Dell Inspiron Gaming Desktop 5680 Review: Attractive, Affordable PC Gaming

Dell Inspiron Gaming Desktop (5680): 3DMark, Unigine Heaven And Valley

Futuremark’s graphically intense 3DMark Fire Strike is designed specifically for gaming PCs. It has both Normal and Extreme modes: Normal runs at 1920x1080, while Extreme runs at 2560x1440 and is intended for high end gaming PCs.

Futuremark 3DMark Fire Strike
Simulated Gaming Performance

The benchmark uses tessellation, ambient occlusion, volume illumination, and a high quality depth of field filter. We tested the Dell Inspiron Gaming 5680 on the Extreme preset. 

Dell Inspiron Gaming Desktop 5680 3DMark

Dell Inspiron Gaming Desktop 5680 3DMark

The mainstream makeup of the Inspiron Gaming Desktop starts to catch up with it when benchmarking graphics performance, at least when comparing with other gaming systems—there are several instances where it gets beat by previous generation PCs. It likely would have put up bigger numbers if Dell had opted for a GeForce GTX 1060 with 6GB of GDDR5 memory rather than the 3GB model, but it is what it is.

Evaluated independently, however, the Inspiron Gaming Desktop yields decent performance for the money. Bear in mind that the above benchmarks reflect the Extreme preset, which runs at 2560x1440. This system is more designed for 1080p gaming, but for the sake of comparison, we ran it at the higher preset.

Unigine Heaven and Valley
DirecX11 Gaming Performance
Unigine's Heaven 4.0 is a GPU-intensive benchmark that hammers graphics cards to the limits. It features hardware tessellation with DirectX 11 and focuses solely on the GPU with real-time global illumination, screen space ambient occlusion, volumetric clouds, and adjustable settings. Valley offers a similar evaluation, and like Heaven it can be used both as a benchmark and a stress testing tool.

Unigine Heaven
Unigine Heaven 4.0

Dell Inspiron Gaming Desktop 5680 Heaven

Dell Inspiron Gaming Desktop 5680 Heaven

The results in Uningine's Heaven benchmark are bit better. The Inspiron Gaming Desktop is able to hang with what were considered high-end gaming desktops when they came out, like Digital Storm's Bolt 3. This underscores the bang-for-buck that NVIDIA's Pascal architecture provides (when not inflated by cryptocurrency mining, that is), as the GeForce GTX 1060 3GB is a mid-range card.

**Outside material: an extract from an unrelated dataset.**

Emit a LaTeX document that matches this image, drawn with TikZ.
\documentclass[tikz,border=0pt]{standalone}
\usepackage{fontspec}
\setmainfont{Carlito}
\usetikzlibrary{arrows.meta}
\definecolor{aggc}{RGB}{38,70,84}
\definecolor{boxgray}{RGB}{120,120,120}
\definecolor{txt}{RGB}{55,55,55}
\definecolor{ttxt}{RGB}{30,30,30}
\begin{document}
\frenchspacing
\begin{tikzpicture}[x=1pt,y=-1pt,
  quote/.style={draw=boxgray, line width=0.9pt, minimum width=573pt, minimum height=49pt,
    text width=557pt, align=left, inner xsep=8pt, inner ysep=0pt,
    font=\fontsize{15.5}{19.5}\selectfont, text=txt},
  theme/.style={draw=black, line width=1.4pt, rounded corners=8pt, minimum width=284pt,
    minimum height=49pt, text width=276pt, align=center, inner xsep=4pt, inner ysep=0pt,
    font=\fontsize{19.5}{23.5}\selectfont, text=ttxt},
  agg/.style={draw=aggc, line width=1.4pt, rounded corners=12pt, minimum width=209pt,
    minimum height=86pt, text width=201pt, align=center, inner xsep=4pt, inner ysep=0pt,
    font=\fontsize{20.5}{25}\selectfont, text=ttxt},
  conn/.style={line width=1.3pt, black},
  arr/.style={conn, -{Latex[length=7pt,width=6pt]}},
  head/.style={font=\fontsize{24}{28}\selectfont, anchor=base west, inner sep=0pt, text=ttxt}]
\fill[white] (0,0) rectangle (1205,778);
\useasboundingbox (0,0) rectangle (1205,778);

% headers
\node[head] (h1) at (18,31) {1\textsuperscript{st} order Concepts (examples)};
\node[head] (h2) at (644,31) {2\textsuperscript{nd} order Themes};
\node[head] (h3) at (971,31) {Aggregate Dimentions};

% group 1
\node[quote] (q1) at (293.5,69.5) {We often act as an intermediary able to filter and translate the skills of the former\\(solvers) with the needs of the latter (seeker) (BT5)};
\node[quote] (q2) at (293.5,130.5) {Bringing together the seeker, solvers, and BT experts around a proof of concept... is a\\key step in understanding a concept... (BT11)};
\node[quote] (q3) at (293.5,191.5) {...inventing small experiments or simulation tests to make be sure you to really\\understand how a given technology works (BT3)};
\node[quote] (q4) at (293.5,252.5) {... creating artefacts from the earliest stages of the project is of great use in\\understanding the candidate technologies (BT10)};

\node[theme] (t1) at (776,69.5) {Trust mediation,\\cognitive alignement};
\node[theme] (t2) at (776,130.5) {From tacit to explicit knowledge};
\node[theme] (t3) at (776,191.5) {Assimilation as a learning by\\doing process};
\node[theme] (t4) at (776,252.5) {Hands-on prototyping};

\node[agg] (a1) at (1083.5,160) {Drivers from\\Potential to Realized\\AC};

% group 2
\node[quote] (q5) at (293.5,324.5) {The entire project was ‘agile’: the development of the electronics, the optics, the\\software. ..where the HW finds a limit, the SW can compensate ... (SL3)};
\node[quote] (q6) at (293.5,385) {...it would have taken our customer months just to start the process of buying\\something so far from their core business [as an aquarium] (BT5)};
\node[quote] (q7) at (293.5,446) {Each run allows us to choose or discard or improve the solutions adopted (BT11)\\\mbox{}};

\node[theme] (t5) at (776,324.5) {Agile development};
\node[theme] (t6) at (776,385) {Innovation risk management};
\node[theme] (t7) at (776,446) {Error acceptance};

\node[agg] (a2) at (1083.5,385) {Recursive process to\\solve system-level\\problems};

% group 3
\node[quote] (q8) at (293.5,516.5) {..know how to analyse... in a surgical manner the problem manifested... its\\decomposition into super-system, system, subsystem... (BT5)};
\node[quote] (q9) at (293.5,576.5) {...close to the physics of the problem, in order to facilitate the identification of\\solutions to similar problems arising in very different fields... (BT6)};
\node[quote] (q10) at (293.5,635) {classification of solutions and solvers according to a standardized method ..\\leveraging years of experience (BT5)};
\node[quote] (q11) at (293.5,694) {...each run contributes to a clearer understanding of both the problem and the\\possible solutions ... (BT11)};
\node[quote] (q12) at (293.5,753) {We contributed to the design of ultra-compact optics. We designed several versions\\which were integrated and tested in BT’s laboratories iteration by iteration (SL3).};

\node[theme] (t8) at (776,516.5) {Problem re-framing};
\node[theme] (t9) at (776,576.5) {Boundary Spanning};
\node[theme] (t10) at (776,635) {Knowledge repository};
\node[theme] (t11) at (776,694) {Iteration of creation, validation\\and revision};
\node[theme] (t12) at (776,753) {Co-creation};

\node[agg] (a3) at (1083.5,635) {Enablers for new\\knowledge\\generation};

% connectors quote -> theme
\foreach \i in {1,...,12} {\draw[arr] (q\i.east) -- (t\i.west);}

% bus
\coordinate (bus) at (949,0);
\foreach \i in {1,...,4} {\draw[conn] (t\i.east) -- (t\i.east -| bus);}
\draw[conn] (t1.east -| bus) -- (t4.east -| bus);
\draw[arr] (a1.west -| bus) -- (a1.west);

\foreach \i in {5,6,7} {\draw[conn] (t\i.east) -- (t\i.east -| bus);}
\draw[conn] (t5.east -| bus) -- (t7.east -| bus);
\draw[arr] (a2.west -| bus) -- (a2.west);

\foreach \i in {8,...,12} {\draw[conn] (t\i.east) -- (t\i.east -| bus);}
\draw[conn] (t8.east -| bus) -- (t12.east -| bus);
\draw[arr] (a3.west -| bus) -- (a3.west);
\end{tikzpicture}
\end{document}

Dell Inspiron Gaming Desktop 5680 Valley

The benchmark numbers in Valley aren't quite as good, but again, we're comparing the Inspiron Gaming Desktop to mostly high-end gaming PCs—we don't often receive mainstream gaming PCs, though with the resurgence in PC gaming over the last couple of years, we may make an effort to get more of these types of systems in our lab.

What we have here is a system that streets for around a grand (or less) averaging nearly 80 frames per second in Heaven. The XPS Tower gets 110 fps, but has a beefier graphics card (GeForce GTX 1070) and costs more than $1,500 (as configured).